Título: SP tem seu 1.º vestibular com cota
Autor: Claudia Ferraz
Fonte: O Estado de São Paulo, 16/12/2004, Vida &, p. A16

A primeira prova de uma instituição pública de Ensino Superior do Estado de São Paulo com sistema de cotas para alunos negros, pardos e indígenas que estudaram em escolas públicas foi realizada ontem em 12 cidades paulistas. A Universidade Federal de São Paulo (Unifesp), antiga Escola Paulista de Medicina, foi a primeiro instituição pública de São Paulo a implementar o sistema e teve 1.026 candidatos cotistas para 27 vagas em 5 cursos. Eles também concorrem às 273 vagas gerais. Os exames vão durar três dias. Ontem, foram realizadas provas de conhecimento gerais de seis disciplinas: matemática, biologia, geografia, física, história e química. Hoje, será a vez de língua portuguesa, inglês e redação. Amanhã, haverá provas de conhecimento específico: biologia, química e matemática.

Segundo a Fundação Vunesp, que organiza as provas, os resultados serão divulgados no dia 3 de fevereiro.

Ao todo, o vestibular teve 13.835 candidatos inscritos. O índice de abstenção foi de 7%. Em São Paulo, dos 8.228 candidatos, 625 não compareceram. A cidade que teve menos ausência foi Sorocaba, com 4,1% - de 419 candidatos, apenas 14 faltaram.

As vagas para os cotistas em medicina são 11. Em enfermagem são 8. E fonoaudiologia, tecnologia oftálmica e ciências biomédicas têm 3 vagas cada uma.

Os vestibulandos ficaram felizes com a possibilidade de ingressar, de maneira facilitada, numa das maiores instituições de ensino superior do País.

A estudante Renata Aparecida Ferreira, de 24 anos, concluiu o ensino médio em 1999, mas não prestou vestibular na época, pois estava procurando um emprego. Hoje ela é técnica de enfermagem e conseguiu pagar o cursinho por causa do emprego.

"Estou estudando há quatro meses e acho ótimo ter essa oportunidade de poder crescer no mercado de trabalho e mudar a próxima geração. Em vez de ter a maioria de negros na profissão de faxineiros, poderemos nos tornar médicos", disse Renata, que prestou justamente para o curso de medicina.

DOIS LADOS

Assim como ela, o estudante Klaus da Silva Mendonça, de 19 anos, também acha que existem poucos negros no mercado de trabalho. "O sistema de cotas dá chance para os negros saírem da marginalização", disse. "Quero ser médico para trabalhar em um hospital e ajudar os carentes como eu."

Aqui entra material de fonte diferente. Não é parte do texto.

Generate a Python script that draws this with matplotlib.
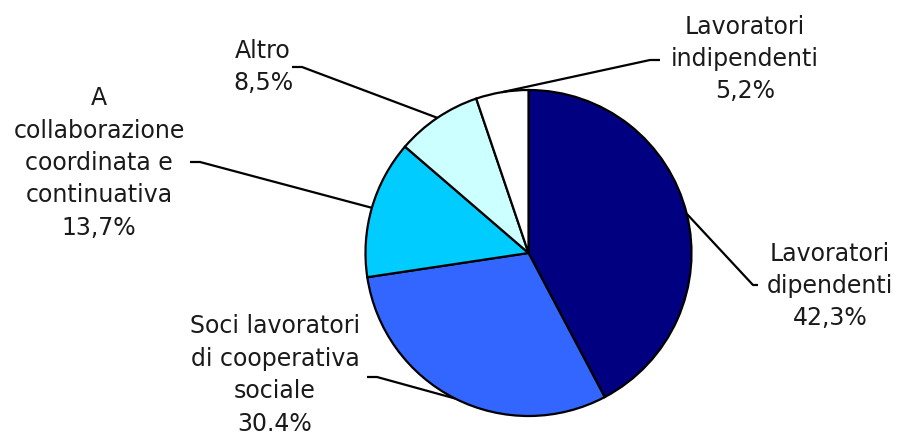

Mendonça já foi aprovado no vestibular de uma faculdade particular, mas, caso não consiga entrar na Unifesp, não sabe como vai pagá-la. Ele espera passar no vestibular contando com a ajuda do sistema de cotas.

Ana Paula Rosa de Andrade, de 17 anos, também prestou para o curso de medicina. Na sua opinião, a idéia das vagas extras tem dois lados. "Ajuda porque tem menos concorrência entre os cotistas, mas, por outro lado, deveria ser igual para todo mundo. Eu acho que todos têm a mesma condição de passar se estudarem."

"É uma ajuda extra, mas deveria existir uma base melhor no estudo da escola pública, pois só o sistema de cotas não ajuda a população negra", afirmou Elídio Miguel Andrade, pai de Ana Paula. Ele é eletricitário e tem mais duas filhas, que também farão o vestibular nos próximos anos. "Eu não tenho como pagar para todas uma faculdade particular. Assim elas podem aproveitar essa facilidade", disse ele.

INSUFICIENTE

O pró-reitor de Graduação da Unifesp, Edmundo Baracat, explicou que o aumento de 10% no número de vagas da instituição para que ela possa adotar o sistema de cotas é um número significativo, mas não o suficiente. "O número de cotas não é pouco e melhora as desigualdades. Mas, para ajudar os alunos, é preciso aumentar a qualidade do ensino médio."

Em relação às cotas do ano que vem, Bacarat disse que haverá um fórum de discussão e o conselho universitário poderá ou não ampliar o sistema.